Attributable to Campbell Fuller, Head of Communications and Media Relations:

Claims that parts of Australia will inevitably become uninsurable or unaffordable due to climate change fail to recognise that mitigation and adaptation can prevent some of the worst impacts of extreme weather.

Australian communities should be encouraged to lower risks and take practical action. No area of Australia should be uninsurable, provided governments invest appropriately in permanent mitigation and resilience measures to protect communities from known and projected risks, including the impact of climate change.

It is important that extreme weather projections based on climate change models are agreed upon and understood by all relevant stakeholders before they are used in a way that may unnecessarily scare householders and businesses, disrupt communities and lead to poor decisions and outcomes.

The Insurance Council of Australia (ICA) supports the need for well-coordinated and prudent action on climate change. It is working with insurers and other stakeholders to integrate its efforts. Achieving a smooth and orderly transition to a low-carbon economy can only be achieved through credible, agreed and understood methodologies. This will help property owners, communities and governments avoid costly mistakes and maladaptation.

Fee-based commercial climate change tools that aim to provide information about future risks must be based on transparent methods and data. This would allow community members to understand relevant limitations in the projections and make more informed decisions.

The insurance industry is investing in the development of transparent risk tools for climate change, based on centuries of underwriting expertise and extreme weather knowledge. These tools and the methodology upon which they are based will be available for all stakeholders to use. The outputs from the industry’s work on climate change may ultimately be useful for commercial ventures.
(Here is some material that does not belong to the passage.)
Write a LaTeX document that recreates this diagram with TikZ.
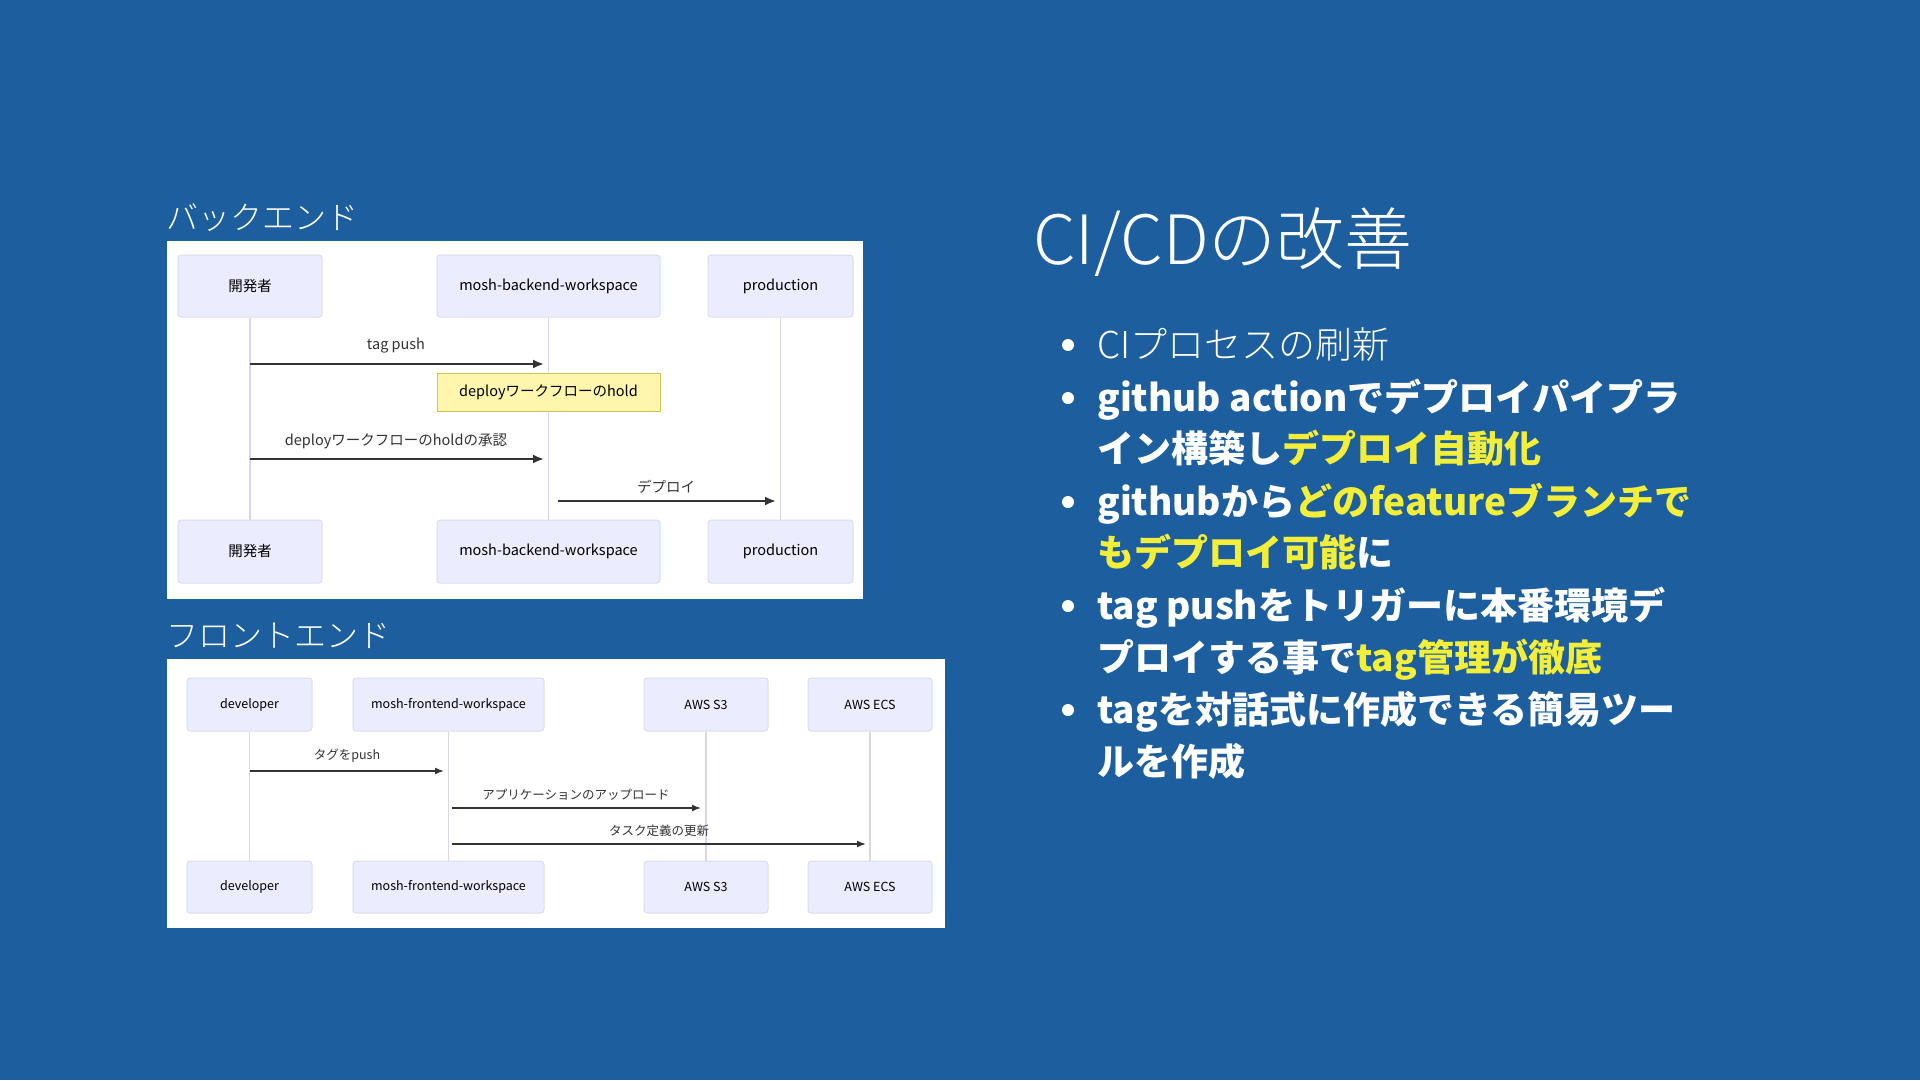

As APRA has highlighted recently, governments must invest in permanent mitigation and resilience measures to protect communities already at risk from extreme weather, whether exposed to cyclones, storms, floods or bushfires. Governments, using credible and agreed methodologies, must also determine how best to ensure communities can be more resilient to the impacts of climate change.

Insurance is risk-rated, and remains competitive in all regions. Sending a price signal to high-risk areas is an important part of insurance. These price signals send a message to property owners, communities and governments about their risks and serve to encourage consideration of mitigation, resilience and improvements to town planning and building codes.

Managing and lowering the risks to communities through investments in mitigation, and helping them become more resilient, is essential in ensuring insurers can continue to provide risk transfer products to all Australians.

The ICA strongly encourages governments to implement the findings of the Productivity Commission, and heed the recent advice of APRA and the ACCC, when it comes to the importance of investments in permanent mitigation and resilience programs.

Last week the Senate voted to increase the amount of money available to the Commonwealth for mitigation measures by $50 million a year. This is a positive sign governments are starting to understand the important role they play.

The Productivity Commission and other organisations and agencies have called for a reversal of government spending on natural disasters. At present only 3 per cent of natural disaster funding is spent on mitigation; 97 per cent is spent on post-disaster recovery. The PC advocates that prevention is better than cure. In 2014 it recommended the Commonwealth invest at least $200 million a year in mitigation and resilience, to be matched by state and territory governments.

The Insurance Council would like mitigation investments to be treated as nation-building infrastructure. Governments must also determine how best to ensure communities can be more resilient to the impacts of climate change.